**Entries with chart source code**
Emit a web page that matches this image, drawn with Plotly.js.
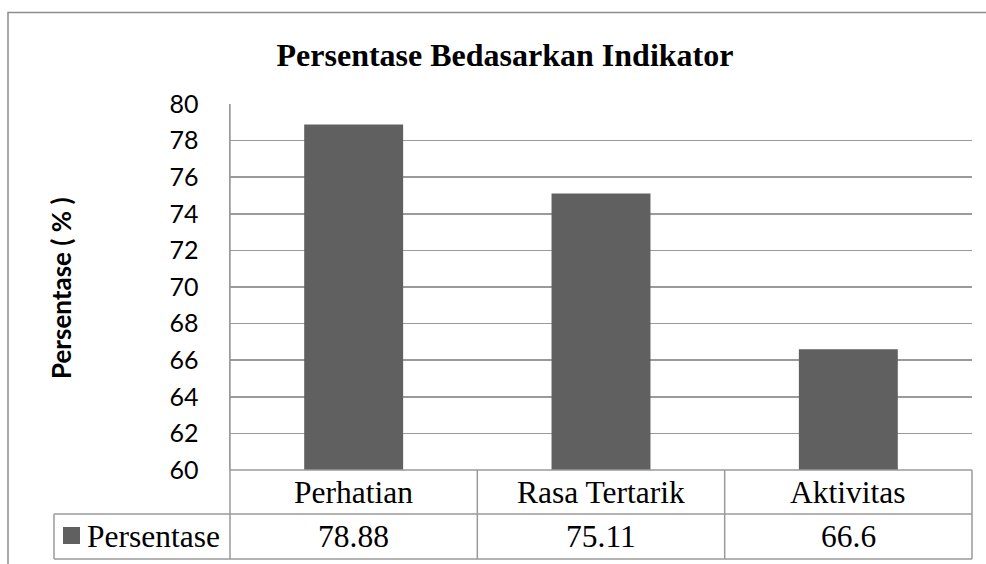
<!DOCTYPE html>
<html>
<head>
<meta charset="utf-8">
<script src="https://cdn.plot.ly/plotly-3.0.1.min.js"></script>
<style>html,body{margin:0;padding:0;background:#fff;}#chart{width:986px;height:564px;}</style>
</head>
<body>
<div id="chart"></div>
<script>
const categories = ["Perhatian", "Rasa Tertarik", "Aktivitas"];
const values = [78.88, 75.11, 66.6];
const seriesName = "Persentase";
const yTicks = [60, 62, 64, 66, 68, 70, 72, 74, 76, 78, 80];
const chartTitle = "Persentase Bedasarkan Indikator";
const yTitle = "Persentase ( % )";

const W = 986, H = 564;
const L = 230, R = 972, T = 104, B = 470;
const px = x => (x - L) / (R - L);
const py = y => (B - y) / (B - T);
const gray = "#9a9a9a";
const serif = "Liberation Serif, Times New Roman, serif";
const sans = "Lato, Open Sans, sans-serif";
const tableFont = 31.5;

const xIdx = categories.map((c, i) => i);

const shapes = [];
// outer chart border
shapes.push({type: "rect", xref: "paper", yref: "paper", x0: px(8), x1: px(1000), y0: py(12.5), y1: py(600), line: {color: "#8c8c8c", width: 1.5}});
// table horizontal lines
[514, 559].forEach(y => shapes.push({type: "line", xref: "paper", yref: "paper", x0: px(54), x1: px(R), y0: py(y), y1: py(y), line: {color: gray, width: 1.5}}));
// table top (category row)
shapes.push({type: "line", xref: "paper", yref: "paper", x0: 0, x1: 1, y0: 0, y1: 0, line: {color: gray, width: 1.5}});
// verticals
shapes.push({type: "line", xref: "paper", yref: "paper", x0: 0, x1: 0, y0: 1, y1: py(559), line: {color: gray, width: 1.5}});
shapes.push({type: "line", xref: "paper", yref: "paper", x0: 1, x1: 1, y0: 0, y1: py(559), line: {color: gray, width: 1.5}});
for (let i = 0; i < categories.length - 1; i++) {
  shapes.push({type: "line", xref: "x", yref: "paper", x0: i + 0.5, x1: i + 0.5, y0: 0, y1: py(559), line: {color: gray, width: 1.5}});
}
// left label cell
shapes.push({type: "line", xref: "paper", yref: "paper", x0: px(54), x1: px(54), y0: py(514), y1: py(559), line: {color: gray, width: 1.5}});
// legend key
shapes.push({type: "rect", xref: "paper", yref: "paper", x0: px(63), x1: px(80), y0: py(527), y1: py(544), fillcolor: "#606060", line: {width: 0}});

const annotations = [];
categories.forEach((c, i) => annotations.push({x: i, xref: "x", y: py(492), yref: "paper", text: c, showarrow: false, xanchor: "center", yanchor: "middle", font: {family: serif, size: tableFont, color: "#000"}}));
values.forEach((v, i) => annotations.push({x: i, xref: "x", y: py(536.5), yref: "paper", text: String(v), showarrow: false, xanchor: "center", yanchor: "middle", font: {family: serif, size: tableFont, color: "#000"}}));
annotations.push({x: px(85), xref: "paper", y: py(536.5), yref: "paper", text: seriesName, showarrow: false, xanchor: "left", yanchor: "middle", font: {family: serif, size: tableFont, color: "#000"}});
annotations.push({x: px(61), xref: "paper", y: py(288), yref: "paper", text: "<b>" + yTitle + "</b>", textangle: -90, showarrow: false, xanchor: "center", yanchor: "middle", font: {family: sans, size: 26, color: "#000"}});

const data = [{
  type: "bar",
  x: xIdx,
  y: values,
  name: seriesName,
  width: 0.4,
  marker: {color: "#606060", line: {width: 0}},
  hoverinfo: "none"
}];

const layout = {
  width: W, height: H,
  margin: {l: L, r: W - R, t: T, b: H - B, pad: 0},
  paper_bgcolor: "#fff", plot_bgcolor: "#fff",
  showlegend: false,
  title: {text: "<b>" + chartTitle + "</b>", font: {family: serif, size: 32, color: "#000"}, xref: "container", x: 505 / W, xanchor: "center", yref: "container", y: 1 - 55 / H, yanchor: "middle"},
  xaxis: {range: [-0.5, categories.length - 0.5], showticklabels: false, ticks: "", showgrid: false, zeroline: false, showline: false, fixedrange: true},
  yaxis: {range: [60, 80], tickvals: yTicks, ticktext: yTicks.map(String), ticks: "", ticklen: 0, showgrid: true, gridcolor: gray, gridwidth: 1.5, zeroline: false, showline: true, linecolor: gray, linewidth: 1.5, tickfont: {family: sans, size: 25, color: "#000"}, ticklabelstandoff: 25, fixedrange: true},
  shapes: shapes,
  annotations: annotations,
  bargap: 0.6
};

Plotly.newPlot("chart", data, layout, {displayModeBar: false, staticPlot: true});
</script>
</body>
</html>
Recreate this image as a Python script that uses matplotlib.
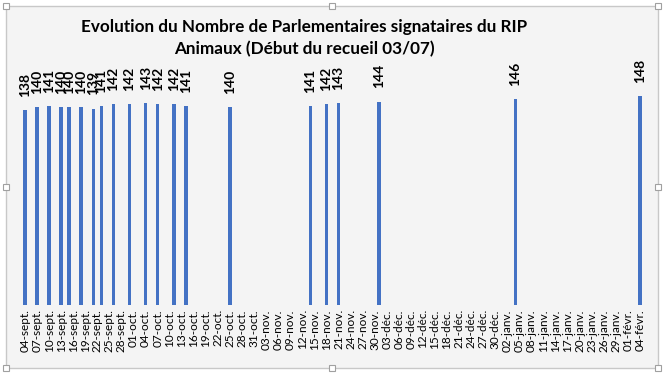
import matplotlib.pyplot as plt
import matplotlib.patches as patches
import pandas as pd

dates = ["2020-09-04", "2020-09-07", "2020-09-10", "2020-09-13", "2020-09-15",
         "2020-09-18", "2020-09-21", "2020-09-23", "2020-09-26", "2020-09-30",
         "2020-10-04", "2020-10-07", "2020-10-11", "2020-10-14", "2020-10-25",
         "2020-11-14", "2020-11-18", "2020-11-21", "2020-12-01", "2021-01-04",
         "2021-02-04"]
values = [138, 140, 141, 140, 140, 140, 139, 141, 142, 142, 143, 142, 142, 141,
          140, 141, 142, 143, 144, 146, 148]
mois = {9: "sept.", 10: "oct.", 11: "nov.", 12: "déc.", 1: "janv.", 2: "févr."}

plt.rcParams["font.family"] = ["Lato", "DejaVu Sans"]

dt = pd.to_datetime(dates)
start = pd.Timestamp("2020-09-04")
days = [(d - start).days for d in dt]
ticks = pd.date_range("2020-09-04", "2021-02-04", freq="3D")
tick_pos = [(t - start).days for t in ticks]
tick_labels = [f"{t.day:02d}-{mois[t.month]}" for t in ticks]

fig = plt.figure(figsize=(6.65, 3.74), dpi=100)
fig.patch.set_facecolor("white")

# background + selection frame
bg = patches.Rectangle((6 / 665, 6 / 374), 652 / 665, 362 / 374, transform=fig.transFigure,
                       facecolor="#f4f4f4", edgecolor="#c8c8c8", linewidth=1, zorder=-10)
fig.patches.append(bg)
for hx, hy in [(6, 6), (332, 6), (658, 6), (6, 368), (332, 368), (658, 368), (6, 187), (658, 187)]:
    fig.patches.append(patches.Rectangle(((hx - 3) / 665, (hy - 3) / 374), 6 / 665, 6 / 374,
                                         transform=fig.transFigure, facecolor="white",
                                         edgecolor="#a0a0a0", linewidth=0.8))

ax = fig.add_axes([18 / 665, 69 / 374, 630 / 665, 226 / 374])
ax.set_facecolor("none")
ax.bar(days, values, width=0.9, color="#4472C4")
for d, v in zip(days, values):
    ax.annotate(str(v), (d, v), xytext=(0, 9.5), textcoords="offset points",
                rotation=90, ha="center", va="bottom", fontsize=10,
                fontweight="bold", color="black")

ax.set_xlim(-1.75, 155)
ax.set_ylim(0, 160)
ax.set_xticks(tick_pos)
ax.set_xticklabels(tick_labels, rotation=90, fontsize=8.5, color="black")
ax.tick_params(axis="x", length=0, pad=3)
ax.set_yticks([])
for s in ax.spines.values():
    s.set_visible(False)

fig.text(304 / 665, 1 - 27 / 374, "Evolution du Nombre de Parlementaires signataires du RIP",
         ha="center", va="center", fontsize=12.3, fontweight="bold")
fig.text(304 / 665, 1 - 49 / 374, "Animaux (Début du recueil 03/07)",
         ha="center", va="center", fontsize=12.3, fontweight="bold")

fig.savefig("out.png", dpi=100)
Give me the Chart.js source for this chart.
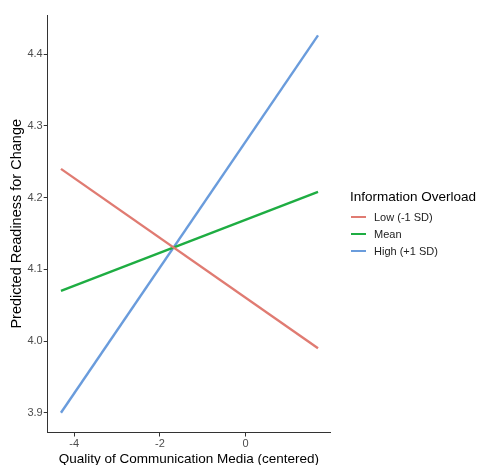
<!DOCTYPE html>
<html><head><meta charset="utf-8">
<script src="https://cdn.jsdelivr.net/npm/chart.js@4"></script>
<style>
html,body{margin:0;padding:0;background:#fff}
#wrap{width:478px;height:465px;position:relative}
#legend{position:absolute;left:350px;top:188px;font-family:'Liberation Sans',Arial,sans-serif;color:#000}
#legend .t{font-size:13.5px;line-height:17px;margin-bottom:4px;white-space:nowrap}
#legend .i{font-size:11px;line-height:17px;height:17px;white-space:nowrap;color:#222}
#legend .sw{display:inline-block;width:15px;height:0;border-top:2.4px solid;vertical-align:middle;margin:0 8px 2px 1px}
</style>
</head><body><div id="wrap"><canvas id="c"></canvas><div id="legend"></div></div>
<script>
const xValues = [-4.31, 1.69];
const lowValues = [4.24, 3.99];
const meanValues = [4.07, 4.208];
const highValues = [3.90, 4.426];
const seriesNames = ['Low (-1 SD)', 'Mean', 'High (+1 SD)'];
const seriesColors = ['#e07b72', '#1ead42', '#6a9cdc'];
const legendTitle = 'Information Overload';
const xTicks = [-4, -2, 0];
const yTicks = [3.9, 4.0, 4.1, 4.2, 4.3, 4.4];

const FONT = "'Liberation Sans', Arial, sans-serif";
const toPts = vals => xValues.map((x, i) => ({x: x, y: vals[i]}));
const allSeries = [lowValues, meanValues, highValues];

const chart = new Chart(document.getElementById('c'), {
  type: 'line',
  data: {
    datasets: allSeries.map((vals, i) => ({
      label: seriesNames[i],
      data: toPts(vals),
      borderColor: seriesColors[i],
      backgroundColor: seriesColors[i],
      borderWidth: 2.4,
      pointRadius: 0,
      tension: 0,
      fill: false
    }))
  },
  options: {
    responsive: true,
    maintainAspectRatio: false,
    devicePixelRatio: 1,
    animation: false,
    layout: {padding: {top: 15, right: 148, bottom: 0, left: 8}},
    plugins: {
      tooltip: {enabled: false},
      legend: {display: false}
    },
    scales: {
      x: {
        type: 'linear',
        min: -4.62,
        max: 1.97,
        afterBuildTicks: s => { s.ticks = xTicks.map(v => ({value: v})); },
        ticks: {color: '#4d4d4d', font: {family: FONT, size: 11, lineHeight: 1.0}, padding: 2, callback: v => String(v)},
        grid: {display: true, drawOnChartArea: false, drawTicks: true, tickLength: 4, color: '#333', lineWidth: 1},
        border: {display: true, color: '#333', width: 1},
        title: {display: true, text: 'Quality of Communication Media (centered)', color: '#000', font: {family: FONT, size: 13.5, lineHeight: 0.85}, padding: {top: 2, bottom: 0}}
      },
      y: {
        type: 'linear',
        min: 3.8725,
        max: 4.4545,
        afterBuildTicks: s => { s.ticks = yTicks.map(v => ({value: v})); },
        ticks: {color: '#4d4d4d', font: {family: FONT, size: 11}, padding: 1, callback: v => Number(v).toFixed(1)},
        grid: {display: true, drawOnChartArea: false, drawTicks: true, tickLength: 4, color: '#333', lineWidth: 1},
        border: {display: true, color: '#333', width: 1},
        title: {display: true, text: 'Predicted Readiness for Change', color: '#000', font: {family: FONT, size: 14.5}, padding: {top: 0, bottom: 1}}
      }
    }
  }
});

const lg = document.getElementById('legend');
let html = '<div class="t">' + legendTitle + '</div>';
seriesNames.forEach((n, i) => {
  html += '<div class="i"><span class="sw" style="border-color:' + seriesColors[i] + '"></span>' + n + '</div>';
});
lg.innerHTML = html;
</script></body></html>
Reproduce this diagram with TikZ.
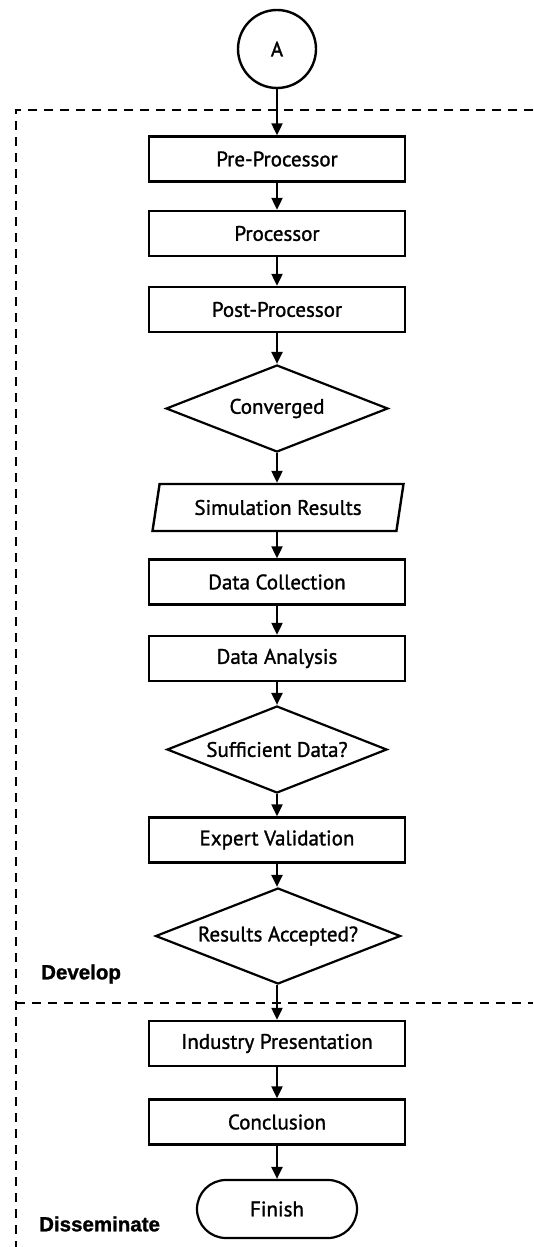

**Exercise**
In the records above, collect each line with "this".

**Exercise response**
Emit a web page that matches this image, drawn with Plotly.js.
Recreate this image as a Python script that uses matplotlib.
Give me the Chart.js source for this chart.
Reproduce this diagram with TikZ.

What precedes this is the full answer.